**EXERCISE**
Extract the lines from the start through the line that holds "const zeroLabel = '0';", both included, omitting all images.

__________________________________________________

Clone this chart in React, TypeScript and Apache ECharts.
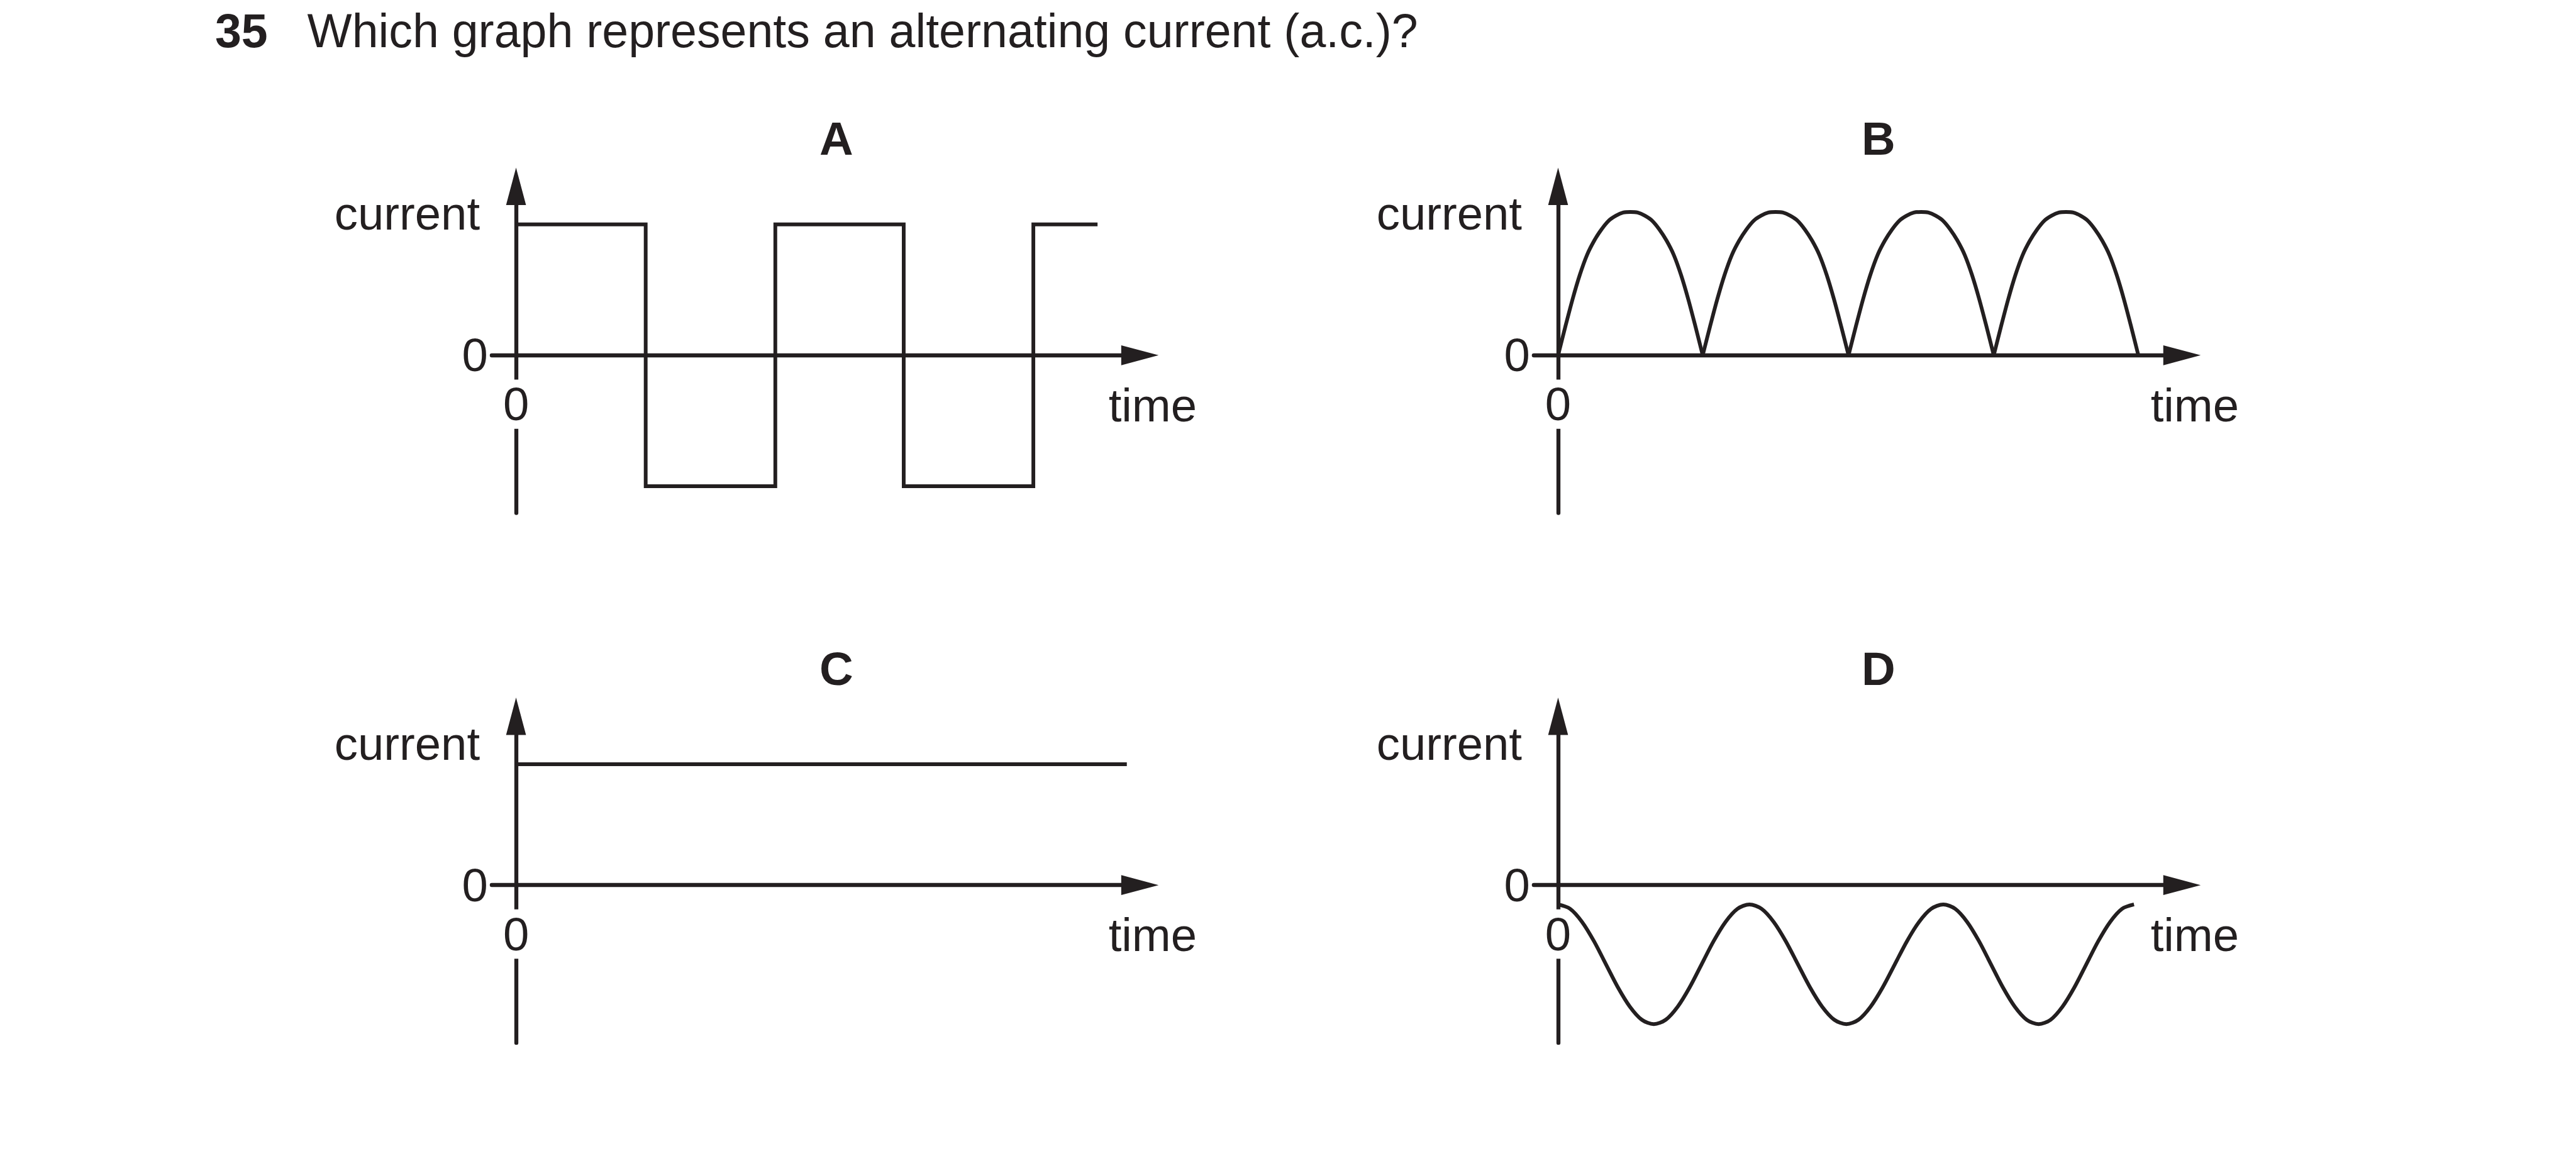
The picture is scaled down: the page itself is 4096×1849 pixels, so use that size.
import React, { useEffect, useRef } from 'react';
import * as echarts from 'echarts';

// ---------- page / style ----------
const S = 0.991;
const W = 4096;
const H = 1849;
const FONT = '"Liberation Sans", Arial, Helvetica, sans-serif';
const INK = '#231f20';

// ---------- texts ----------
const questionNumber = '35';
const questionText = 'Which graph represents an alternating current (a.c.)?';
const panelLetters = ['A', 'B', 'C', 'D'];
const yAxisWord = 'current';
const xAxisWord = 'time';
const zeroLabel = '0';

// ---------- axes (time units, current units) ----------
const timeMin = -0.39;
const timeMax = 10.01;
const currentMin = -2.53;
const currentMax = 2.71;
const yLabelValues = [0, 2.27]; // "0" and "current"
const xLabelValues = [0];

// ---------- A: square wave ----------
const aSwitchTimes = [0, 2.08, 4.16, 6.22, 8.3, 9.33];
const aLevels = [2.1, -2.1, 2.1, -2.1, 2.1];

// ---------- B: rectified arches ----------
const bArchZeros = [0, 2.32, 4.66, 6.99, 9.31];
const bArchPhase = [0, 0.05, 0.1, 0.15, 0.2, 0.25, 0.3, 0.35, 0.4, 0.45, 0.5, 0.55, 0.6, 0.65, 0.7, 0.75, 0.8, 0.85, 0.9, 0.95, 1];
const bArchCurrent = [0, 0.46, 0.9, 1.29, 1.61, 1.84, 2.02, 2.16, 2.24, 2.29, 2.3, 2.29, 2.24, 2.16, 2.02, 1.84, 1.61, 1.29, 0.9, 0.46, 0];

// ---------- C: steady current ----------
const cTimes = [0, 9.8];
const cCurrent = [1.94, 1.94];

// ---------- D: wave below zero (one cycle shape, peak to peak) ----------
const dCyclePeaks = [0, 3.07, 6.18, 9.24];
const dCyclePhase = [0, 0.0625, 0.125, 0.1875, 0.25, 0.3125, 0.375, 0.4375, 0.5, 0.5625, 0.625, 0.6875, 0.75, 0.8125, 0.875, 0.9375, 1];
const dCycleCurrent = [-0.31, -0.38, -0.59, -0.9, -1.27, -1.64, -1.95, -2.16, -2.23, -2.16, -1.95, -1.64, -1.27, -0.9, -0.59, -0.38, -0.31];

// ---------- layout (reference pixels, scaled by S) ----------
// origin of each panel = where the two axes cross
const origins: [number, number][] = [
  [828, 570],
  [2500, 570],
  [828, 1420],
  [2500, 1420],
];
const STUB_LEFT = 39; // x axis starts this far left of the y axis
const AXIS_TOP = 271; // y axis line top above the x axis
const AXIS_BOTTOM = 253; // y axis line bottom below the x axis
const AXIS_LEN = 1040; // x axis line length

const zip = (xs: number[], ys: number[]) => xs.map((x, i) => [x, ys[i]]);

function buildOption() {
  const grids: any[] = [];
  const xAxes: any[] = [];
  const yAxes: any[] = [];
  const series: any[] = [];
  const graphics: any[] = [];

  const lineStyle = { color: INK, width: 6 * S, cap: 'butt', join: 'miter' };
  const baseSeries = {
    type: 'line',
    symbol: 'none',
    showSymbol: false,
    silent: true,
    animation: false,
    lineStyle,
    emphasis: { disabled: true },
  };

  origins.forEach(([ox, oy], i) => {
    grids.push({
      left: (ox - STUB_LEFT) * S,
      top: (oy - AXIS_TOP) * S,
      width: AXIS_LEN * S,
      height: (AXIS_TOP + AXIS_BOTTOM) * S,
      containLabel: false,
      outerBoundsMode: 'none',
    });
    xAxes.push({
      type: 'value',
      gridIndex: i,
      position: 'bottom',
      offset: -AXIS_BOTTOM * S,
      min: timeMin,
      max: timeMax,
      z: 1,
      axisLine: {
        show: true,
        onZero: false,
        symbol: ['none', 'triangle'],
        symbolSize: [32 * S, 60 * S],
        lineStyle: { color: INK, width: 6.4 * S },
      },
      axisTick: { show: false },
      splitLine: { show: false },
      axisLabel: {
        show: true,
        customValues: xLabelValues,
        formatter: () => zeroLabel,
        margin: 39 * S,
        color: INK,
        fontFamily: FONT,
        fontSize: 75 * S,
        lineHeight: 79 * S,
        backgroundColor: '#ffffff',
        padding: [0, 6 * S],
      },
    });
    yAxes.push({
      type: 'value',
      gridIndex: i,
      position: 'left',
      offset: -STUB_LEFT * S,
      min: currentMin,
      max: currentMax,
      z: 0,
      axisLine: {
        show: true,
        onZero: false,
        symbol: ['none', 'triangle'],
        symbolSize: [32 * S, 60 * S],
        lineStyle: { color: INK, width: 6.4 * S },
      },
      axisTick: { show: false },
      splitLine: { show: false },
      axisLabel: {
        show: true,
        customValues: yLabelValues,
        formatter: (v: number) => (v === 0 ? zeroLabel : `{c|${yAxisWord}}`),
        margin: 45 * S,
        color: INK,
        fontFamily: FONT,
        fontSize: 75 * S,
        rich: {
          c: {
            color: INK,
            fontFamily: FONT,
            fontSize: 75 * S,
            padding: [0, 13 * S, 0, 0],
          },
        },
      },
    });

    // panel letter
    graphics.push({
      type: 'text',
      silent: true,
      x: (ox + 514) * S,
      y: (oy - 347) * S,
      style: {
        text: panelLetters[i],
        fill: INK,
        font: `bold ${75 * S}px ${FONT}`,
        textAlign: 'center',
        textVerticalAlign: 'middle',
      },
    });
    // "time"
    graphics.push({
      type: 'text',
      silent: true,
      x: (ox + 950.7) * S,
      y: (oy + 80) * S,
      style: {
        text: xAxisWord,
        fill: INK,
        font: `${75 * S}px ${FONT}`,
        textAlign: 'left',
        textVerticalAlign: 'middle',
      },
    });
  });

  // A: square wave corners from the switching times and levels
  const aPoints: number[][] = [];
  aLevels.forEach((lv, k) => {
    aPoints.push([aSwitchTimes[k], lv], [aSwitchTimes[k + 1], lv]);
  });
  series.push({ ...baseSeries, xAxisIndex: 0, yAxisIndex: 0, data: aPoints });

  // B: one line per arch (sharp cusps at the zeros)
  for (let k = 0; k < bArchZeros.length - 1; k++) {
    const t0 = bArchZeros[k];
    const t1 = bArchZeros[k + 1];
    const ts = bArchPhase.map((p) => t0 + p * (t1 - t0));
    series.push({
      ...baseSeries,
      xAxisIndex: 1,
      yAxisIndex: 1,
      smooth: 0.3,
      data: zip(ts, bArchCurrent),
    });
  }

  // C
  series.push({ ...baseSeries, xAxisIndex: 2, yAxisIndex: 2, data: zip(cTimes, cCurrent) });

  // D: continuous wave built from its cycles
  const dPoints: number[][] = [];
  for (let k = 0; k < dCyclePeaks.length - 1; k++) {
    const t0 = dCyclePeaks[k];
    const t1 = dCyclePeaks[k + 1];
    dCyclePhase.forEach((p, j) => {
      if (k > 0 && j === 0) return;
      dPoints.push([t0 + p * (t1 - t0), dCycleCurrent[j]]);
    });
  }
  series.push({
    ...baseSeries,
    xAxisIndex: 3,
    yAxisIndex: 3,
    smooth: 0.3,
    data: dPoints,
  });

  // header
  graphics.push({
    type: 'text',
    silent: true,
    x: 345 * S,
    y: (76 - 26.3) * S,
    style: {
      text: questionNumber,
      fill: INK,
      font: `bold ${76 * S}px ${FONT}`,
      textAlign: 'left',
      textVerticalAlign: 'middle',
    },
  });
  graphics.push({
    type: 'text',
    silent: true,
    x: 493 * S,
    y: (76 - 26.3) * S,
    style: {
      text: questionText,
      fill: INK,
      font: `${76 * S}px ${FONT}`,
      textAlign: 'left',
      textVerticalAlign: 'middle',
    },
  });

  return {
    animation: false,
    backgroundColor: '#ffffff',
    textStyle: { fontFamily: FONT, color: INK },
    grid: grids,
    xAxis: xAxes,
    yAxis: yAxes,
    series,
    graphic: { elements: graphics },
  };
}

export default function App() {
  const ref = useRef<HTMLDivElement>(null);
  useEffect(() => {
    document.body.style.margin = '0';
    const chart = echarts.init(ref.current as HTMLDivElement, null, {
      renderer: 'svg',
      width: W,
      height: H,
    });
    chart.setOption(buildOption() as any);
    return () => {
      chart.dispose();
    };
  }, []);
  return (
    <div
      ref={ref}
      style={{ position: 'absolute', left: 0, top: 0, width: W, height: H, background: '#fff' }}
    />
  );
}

__________________________________________________

**TASK SOLUTION**
Clone this chart in React, TypeScript and Apache ECharts.
The picture is scaled down: the page itself is 4096×1849 pixels, so use that size.
import React, { useEffect, useRef } from 'react';
import * as echarts from 'echarts';

// ---------- page / style ----------
const S = 0.991;
const W = 4096;
const H = 1849;
const FONT = '"Liberation Sans", Arial, Helvetica, sans-serif';
const INK = '#231f20';

// ---------- texts ----------
const questionNumber = '35';
const questionText = 'Which graph represents an alternating current (a.c.)?';
const panelLetters = ['A', 'B', 'C', 'D'];
const yAxisWord = 'current';
const xAxisWord = 'time';
const zeroLabel = '0';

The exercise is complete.